Effacer ce qui relèverait de la « modernité frénétiquement agissante » constitue un acte prioritaire pour des élus locaux coincés entre la réalité quotidienne et l’idéologie globale partisane. Il semble que cette action « citoyenne » souvent pratiquée par Internet constitue la nouveauté des dernières années mais le contact direct reste irremplaçable car il évite cet anonymat toujours angoissant. En créant «Gironde Citoyenne » j’ai souhaité mettre en place une structure support souple pouvant contribuer aux efforts nécessaires pour favoriser la réflexion collective et plus encore l’esprit critique.

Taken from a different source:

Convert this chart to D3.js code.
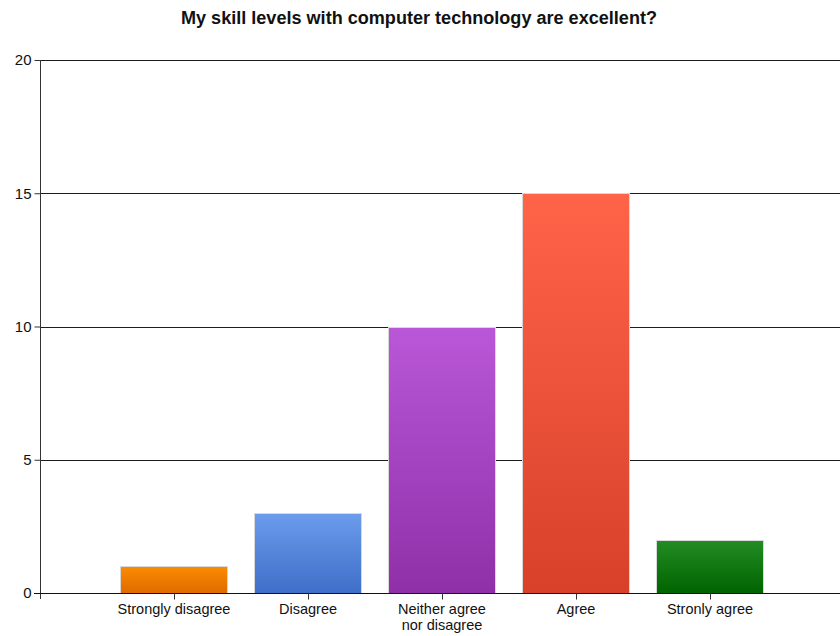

Les élus, de quelque niveau qu’ils soient ne peuvent plus ignorer qu’autour d’eux des femmes et des hommes, jeunes ou moins jeunes, peuvent participer à une nouvelle forme de démocratie non institutionnalisée, spontanée et supposant un engagement individuel fort. Le seul problème c’est que nous avons renoncé depuis longtemps à « mériter » l’information car la tendance est beaucoup plus à subir celle que d’autres infligent ou pire à entrer non pas en résistance mais en indifférence ! Cette semaine j’ai participé avec plaisir à trois rendez-vous de ce type.
Le premier était à Loudéac au cœur de la région Bretagne où élus, acteurs économiques, techniciens, associations devaient débattre du développement économique et social des pratiques du vélo sur une région dynamique, solidaire et consciente des enjeux. En tant que Président national du Club des Villes et Territoires Cyclables il m’appartenait de présenter les constats en matière d’impact économique de ce vélo que bien des décideurs considèrent encore comme une survivance pour babas-cool d’une autre époque. Or plus de 3,5 millions de bicyclettes vendues en un an en France et probablement beaucoup plus de vélos par habitant que d’automobiles dans le contexte de crise sur les déplacements révèlent une profonde mutation sociale surtout urbaine.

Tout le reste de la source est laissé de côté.